Ofgem chief executive Jonathan Brearley has said regulation of the energy industry will need to be “tougher”, following market carnage that has seen dozens of suppliers collapse this winter, directly affecting over four million customers.
Speaking to MPs in today’s session with the Business, Energy and Industrial Strategy (BEIS) Committee, the watchdog chief recognised “regulations need to change.”
He said : “We accept that had we done this sooner it would have been better for customers.”
In particular, he acknowledged Ofgem should have been “more careful” when establishing the financial resilience of smaller suppliers.
The market regulator has recently announced plans to introduce hedging controls and financial stress tests to ensure suppliers are robust enough to deal with future market shocks.
Brearley also suggested the culture around the energy sector has to change and Ofgem will have to work more with consumer groups and networks as well as retailers.
This was particularly the case if higher energy prices were baked into the market and there would be generally less switching from consumers between energy firms.
He explained: “We are going to need to work more closely and collaboratively, in how we shape both our financial regulation and how regulate the sector overall. If we are moving to a sector less reliant on switching to drive up performance and to manage price, then we will need to form a different kind of regulation.”
Regulator announces reforms to the price cap
The session was called to assess the effectiveness of the consumer price cap, amid sustained industry criticism of the safety net.
The energy boss argued the price cap has “protected customers across winter” and made sure “customers are paying no more than they need to for their energy.”
While Brearley attributed the volatility in the energy market to soaring wholesale costs – which increased five-fold over the course of 2021 – the price cap has limited the ability of suppliers to ease their burden, by passing costs on to wealthier consumers.
When Bulb Energy fell into de-facto nationalisation it attributed its demise to the price cap, which limited what it could charge consumers to 70p per therm, even though wholesale prices had risen to £4 per therm last November.

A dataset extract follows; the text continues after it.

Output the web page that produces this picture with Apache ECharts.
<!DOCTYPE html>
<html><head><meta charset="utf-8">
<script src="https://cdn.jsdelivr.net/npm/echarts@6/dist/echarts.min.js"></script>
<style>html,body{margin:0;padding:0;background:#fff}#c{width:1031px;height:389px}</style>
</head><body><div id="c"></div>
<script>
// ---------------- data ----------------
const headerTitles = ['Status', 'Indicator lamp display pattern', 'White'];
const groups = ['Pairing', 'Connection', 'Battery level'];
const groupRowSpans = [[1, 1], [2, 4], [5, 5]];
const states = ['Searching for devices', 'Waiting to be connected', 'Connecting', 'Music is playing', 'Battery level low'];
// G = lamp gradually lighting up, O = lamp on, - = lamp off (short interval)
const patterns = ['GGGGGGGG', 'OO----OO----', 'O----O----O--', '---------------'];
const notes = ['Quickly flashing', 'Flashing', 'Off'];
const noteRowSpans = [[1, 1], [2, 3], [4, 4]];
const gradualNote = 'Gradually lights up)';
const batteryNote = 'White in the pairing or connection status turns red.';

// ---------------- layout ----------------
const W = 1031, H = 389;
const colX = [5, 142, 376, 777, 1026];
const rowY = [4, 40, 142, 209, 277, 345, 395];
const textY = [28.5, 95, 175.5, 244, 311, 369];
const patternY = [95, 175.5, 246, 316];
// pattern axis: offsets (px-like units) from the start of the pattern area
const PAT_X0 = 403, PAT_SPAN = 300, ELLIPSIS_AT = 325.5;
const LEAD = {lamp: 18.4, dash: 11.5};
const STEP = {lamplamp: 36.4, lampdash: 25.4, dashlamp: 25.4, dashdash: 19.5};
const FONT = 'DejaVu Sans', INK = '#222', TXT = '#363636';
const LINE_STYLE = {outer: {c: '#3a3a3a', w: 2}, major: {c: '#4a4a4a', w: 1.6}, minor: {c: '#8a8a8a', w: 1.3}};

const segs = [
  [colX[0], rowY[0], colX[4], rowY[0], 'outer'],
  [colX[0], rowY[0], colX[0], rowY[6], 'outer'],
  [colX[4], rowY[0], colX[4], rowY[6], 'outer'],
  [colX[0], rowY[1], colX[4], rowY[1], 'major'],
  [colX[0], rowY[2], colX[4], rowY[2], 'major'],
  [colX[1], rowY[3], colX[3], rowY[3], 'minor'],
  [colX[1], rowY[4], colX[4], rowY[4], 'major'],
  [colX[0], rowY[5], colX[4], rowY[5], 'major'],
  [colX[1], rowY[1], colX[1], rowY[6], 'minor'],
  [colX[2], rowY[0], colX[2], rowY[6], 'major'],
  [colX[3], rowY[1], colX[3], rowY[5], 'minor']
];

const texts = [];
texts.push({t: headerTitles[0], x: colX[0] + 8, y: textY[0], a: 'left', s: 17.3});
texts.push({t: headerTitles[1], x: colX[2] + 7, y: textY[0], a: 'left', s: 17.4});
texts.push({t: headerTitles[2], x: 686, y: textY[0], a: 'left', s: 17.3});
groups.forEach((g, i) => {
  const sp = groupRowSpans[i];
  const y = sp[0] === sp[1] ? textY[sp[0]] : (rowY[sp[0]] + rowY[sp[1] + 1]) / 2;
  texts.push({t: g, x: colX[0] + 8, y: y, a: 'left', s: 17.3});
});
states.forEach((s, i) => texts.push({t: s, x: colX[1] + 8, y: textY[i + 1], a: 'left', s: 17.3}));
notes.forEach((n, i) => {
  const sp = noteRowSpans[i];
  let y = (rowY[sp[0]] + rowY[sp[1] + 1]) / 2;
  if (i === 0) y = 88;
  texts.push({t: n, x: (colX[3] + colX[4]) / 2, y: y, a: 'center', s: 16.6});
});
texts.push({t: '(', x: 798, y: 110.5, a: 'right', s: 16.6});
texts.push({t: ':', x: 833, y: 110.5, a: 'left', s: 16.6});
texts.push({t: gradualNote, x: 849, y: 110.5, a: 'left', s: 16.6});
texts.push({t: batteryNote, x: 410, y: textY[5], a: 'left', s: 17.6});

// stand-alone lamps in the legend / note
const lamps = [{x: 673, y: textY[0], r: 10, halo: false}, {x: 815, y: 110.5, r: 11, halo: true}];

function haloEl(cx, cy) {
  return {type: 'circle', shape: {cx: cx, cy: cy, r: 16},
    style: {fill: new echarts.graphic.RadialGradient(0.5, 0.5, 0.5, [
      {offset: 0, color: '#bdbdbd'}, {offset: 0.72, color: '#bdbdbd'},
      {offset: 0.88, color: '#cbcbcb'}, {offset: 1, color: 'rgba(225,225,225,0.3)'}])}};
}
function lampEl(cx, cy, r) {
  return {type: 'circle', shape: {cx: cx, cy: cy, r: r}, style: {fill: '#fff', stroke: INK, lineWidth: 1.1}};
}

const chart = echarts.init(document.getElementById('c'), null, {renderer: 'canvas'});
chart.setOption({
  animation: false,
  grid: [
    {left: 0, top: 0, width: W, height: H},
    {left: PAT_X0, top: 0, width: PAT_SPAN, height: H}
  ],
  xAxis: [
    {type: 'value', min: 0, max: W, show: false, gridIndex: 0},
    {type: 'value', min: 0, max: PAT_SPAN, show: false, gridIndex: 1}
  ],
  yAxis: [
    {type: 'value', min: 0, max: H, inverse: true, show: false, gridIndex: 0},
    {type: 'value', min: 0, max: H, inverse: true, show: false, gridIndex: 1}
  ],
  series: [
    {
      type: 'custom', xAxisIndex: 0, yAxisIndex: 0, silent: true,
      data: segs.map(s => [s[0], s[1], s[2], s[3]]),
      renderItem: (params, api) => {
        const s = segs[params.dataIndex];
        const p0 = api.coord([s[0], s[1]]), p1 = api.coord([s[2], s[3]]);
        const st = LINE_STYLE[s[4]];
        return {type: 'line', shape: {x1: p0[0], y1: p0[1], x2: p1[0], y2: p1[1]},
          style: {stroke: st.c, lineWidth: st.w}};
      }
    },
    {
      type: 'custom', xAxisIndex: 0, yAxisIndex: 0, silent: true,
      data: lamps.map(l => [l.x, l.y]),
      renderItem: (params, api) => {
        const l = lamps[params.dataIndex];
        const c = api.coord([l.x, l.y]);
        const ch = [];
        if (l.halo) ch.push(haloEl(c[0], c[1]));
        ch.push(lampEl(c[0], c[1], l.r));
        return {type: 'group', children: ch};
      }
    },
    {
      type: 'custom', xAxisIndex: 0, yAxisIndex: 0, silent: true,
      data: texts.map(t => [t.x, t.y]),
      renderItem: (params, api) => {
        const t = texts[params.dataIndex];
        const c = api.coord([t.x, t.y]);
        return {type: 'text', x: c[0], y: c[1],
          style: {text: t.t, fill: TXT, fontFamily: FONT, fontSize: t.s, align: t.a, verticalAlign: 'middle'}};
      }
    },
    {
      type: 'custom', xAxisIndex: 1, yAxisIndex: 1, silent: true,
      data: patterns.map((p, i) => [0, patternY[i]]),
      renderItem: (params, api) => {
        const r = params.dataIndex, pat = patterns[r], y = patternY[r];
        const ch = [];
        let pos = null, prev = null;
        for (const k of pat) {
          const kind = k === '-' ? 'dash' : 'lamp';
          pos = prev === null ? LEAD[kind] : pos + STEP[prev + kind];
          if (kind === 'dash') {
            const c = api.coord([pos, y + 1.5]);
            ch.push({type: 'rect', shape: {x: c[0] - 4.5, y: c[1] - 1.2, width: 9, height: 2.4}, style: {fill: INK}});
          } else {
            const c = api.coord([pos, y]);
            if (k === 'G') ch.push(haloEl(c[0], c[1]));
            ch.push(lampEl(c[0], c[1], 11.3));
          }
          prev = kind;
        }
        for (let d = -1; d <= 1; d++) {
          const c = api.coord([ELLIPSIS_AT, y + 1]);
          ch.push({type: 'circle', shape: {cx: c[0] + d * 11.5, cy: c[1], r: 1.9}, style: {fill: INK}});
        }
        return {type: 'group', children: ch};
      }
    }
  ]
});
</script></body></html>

Keith Anderson, chief executive of Scottish Power and Utilita Energy founder Bill Bullen have since called for the price cap to be reformed.
The price cap was first introduced through Parliament, as part of the Domestic Gas and Electricity Act in 2018.
It was an intended safety net for consumers that do not regularly switch and remain on standard or default tariffs.
While the mechanism has sheltered millions of households over recent months from the reality of a market battered by rebounding demand, shortening supplies, and sustained geopolitical volatility, the costs of clearing up the consequent market carnage have been eye-watering.
Investec has warned households could be on the hook for £3.2bn, from both the on-boarding costs involved in the supplier of last resort (SoLR) process and Bulb’s fall from grace.
Consumer choice has also been painfully compromised, with 26 suppliers ceasing trading since September.
Brearley recognised the price cap needed to be reformed, and suggested it should become more “flexible and adaptable in a more volatile energy market overall.”
Ofgem has already announced a set of reforms to the cap,
This includes reducing the window for updating the safety net from six months to three months, and bringing in emergency powers to intervene in the case of future market shocks at an earlier stage.
Commenting on the safety net, Dr Craig Lowrey, senior consultant at Cornwall Insight said: “The cap was never meant to be a permanent solution and today has shown that rather than protecting customers, the impact in the wholesale market over the last 12 months was simply deferred, leading to this significant increase announced today.”